Police officials said Woods was a suspect in a stabbing and was allegedly armed with the same knife when five officers came upon him in the Bayview neighborhood. They said the officers had no choice but to use lethal force after attempts to disarm Woods with beanbag rounds and pepper spray were unsuccessful.
Since the shooting, the Police Commission has opened up discussion regarding the department’s use-of-force policy for the first time in decades, and Suhr reignited his push to arm officers with stun guns.
The commission had set a Feb. 3 deadline for a new draft proposal for the use-of-force policy — a proposal that would include the decision regarding new weaponry — and Lee asked that the commission and Suhr have any new plans to him by Feb. 15.
“I’m a fan of ambitious deadline,” said Police Commission President Suzy Loftus. “I definitely agree here that there is an urgency of now and a lot of folks with good ideas and solutions that want to understand our direction.”
In addition to the policy talks, the Police Department issued a bulletin requiring officers to file a use-of-force report whenever they point their gun at a person, and some patrol cars are getting equipped with riot shields. Suhr said the department has also changed firearms training to put more of an emphasis on de-escalation and less-lethal options.
Lee highlighted those initiatives in his memo and said he hopes the city’s efforts can help repair trust with the black community. He said he planned to meet with community leaders often.
“My goal is to do as much as I can to restore strong trust,” he said. “For this community, there’s a lot of pain. There are a lot of murders, homicides and fatigue and a lot of stress. I think I need to do work in additional ways to signify that we want to ease that stress out. Because of history and because of perceptions, we need to do a lot more.”

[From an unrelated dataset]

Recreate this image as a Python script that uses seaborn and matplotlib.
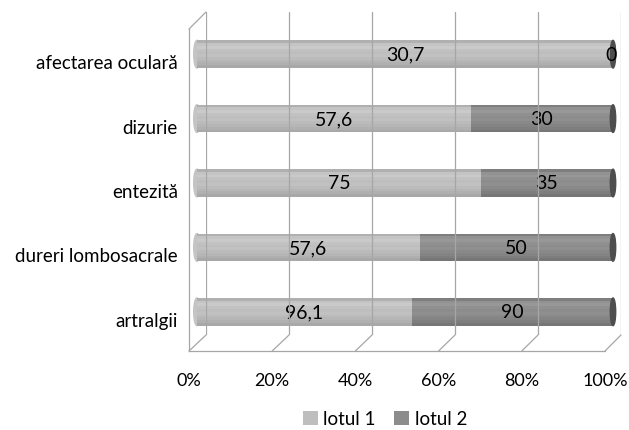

As for calls from some community members that he fire his police chief, Lee said, “We’re not there. We’re in disagreement.
“What we’re doing now goes beyond this chief,” he said. “It goes to how we view public safety, how we operate as a city. This cannot just be a demand about this chief.”
Next week, Suhr, Loftus and Joyce Hicks, executive director of the Office of Citizen Complaints, will travel to Washington D.C. to meet with a Police Executive Research Forum studying the United Kingdom’s de-escalation techniques. The U.S. Department of Justice’s Office of Community Oriented Policing Services is also reviewing the department’s policies, at the chief’s behest.
With the February deadline looming, Loftus said at Wednesday’s meeting that the commissioners will be holding a series of informal community meetings across the city to hear from the public regarding any policy changes.
While some commissioners expressed concern over the deadline — “I want to do it right,” said Commissioner Joe Marshall —they agreed it was necessary to move quickly.
“The problem is not new,” said L. Julius Turman, police commission vice president. “We have a base line of information to begin with. Let’s take that information out and start refining that policy and let’s move.”